*Goal*:
From the listing below, extract every line containing "matplotlib".

*Input rows*:
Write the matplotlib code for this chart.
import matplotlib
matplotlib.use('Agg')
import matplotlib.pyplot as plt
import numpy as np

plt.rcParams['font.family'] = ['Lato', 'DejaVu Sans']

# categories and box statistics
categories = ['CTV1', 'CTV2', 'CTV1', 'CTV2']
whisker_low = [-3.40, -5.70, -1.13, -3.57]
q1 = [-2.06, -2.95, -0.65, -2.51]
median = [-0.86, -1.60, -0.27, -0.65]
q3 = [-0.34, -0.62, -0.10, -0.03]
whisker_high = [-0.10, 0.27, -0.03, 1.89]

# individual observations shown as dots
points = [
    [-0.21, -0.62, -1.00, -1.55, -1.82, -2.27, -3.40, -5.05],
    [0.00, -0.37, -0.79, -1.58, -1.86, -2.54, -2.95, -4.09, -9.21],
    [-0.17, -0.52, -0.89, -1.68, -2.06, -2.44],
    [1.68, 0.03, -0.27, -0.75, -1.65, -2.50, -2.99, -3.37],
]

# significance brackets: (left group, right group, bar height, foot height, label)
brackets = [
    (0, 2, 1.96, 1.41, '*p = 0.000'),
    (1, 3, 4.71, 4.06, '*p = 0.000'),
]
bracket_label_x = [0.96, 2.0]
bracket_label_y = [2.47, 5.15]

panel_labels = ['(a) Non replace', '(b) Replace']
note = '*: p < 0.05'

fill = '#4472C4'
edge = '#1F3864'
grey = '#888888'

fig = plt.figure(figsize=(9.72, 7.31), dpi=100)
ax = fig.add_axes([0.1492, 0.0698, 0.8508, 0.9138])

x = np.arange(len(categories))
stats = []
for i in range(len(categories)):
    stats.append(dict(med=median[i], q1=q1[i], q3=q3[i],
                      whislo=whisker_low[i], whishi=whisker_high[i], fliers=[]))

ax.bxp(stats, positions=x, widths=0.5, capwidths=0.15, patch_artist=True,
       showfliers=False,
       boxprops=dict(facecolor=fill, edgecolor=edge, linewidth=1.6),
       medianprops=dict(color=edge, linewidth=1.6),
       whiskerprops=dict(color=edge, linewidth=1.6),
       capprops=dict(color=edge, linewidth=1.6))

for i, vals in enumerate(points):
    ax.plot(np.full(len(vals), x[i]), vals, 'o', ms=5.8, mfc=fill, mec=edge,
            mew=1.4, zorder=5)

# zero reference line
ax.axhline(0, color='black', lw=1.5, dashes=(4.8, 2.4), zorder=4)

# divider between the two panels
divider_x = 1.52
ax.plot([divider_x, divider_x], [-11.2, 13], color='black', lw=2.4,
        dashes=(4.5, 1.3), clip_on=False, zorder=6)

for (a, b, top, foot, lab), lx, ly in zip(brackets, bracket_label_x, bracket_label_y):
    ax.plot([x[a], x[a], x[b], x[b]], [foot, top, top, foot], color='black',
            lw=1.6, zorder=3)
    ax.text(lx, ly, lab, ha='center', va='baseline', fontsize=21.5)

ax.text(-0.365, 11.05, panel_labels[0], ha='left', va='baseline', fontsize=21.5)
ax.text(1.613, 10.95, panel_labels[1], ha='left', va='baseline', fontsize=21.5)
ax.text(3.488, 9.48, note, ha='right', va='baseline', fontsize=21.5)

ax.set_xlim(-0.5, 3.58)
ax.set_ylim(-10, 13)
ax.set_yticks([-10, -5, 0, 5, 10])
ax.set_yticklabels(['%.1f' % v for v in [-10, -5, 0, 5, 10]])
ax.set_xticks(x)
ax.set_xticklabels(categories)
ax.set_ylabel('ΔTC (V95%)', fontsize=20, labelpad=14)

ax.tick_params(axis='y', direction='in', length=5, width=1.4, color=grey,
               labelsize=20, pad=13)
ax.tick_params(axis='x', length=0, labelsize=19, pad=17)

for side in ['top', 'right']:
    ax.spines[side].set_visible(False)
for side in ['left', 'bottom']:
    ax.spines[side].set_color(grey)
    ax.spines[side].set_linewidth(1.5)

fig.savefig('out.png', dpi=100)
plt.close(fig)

---

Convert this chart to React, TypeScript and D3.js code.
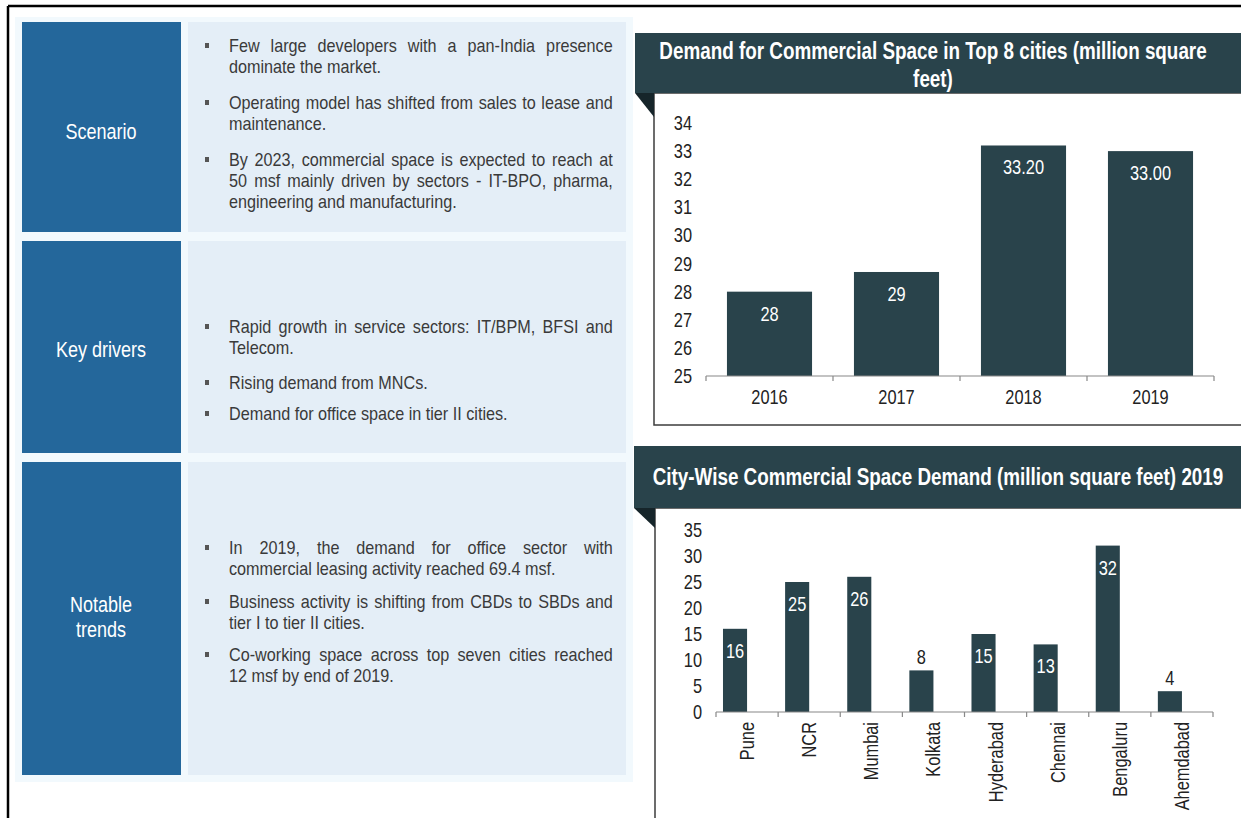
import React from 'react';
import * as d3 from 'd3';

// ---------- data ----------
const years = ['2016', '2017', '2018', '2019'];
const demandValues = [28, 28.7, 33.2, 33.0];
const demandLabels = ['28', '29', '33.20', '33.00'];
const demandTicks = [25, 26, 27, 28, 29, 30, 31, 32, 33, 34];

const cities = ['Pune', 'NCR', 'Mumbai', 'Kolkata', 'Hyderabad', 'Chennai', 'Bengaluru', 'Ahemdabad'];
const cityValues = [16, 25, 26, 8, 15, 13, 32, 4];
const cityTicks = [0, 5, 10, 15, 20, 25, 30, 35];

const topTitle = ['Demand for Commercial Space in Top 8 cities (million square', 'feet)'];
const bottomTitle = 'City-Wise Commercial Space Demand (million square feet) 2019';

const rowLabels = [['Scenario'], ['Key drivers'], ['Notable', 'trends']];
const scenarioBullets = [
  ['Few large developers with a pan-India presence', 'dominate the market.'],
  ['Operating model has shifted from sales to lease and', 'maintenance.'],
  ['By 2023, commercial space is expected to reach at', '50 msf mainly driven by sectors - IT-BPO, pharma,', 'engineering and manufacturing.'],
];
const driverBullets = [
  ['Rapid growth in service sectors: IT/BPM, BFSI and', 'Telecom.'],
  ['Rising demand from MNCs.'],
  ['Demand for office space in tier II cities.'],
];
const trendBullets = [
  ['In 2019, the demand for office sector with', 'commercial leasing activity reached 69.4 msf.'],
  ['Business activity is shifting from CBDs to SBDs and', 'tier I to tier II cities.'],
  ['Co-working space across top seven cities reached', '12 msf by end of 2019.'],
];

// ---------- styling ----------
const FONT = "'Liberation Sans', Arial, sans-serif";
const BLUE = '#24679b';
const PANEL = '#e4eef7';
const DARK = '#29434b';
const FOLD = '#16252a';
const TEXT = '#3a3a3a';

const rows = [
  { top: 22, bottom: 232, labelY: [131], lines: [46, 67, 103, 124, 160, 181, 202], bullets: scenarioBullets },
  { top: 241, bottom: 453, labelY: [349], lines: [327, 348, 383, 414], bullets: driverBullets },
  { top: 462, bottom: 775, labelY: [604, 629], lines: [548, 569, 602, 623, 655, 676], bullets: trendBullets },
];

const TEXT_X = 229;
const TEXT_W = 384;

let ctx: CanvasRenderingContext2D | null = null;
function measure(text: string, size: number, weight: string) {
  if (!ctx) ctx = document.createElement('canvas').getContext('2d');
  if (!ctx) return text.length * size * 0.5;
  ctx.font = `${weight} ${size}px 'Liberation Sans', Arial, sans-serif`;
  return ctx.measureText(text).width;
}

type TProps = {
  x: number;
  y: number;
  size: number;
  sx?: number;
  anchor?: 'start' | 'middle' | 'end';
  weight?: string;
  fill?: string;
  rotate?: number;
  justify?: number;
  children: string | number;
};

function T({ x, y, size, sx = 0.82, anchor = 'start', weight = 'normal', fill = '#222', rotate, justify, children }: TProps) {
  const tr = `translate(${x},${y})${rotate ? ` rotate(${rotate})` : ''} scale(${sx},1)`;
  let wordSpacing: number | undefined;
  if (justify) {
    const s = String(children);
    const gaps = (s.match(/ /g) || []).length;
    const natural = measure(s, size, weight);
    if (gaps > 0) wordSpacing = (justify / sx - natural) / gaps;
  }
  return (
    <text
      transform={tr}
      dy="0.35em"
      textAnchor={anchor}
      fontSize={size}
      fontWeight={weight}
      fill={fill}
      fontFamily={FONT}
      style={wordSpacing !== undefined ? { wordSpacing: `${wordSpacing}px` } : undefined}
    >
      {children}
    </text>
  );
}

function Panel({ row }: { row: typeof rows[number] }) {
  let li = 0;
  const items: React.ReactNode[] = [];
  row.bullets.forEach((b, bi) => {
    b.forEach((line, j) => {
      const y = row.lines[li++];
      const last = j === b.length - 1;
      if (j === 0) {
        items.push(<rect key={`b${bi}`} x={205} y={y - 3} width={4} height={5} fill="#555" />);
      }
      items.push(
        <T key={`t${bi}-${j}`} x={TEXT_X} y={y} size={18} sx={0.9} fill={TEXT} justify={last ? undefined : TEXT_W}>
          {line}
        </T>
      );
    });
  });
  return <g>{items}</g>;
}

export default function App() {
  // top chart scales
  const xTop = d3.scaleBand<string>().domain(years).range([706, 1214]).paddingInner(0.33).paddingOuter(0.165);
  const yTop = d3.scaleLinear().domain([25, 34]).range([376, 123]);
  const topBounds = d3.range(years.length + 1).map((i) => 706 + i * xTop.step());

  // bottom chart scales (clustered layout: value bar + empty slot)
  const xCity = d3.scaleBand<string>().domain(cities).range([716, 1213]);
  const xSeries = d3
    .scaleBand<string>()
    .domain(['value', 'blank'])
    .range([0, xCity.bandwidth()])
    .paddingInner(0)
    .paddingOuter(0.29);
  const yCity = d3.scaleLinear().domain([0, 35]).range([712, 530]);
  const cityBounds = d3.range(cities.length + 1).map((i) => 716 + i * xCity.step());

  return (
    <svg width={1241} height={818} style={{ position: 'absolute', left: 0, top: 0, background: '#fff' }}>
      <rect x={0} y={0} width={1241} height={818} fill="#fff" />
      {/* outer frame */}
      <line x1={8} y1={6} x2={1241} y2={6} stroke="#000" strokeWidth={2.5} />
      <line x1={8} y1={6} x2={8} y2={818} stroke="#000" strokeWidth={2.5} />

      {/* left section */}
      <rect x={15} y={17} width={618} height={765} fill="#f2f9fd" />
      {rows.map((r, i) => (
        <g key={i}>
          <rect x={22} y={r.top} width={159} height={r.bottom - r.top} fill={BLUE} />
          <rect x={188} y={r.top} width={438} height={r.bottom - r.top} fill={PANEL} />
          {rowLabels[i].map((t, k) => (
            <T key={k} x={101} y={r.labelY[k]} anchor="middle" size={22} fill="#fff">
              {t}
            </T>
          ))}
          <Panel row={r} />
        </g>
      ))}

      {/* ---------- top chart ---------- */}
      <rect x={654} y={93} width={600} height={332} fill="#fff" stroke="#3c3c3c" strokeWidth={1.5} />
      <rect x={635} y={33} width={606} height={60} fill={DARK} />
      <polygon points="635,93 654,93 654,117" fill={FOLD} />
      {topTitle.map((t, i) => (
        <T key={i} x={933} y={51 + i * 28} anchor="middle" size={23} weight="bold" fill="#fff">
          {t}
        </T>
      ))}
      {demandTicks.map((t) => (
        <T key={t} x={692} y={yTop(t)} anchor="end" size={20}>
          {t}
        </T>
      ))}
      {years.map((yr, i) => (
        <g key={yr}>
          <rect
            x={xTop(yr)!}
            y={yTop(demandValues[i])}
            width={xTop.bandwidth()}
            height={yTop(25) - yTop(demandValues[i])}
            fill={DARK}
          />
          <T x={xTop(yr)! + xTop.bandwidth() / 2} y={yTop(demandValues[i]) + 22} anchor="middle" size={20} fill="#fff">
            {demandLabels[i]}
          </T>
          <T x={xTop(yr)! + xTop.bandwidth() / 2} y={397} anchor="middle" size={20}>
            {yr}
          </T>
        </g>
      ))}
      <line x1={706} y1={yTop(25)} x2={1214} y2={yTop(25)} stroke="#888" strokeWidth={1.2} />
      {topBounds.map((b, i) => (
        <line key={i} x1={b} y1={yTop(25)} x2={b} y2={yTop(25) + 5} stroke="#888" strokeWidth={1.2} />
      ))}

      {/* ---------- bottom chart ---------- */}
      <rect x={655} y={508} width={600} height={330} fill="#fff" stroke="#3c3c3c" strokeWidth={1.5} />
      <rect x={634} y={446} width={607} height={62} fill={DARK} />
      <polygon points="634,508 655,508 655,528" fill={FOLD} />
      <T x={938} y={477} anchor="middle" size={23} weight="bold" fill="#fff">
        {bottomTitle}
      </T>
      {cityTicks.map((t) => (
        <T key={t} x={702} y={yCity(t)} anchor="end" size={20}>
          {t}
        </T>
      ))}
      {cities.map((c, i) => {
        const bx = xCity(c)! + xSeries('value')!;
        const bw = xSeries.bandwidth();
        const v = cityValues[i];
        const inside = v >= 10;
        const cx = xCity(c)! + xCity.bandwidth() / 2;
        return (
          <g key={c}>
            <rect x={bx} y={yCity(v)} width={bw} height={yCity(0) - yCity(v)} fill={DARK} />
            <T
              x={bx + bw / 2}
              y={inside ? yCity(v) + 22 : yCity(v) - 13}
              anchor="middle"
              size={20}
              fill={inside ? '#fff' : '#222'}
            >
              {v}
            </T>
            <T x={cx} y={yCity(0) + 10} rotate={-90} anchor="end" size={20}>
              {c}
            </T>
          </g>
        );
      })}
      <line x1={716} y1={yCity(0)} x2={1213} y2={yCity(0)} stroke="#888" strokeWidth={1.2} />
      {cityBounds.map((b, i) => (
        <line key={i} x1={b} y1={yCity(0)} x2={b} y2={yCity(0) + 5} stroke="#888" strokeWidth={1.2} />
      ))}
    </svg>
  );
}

*Result of the task*:
Write the matplotlib code for this chart.
import matplotlib
matplotlib.use('Agg')
import matplotlib.pyplot as plt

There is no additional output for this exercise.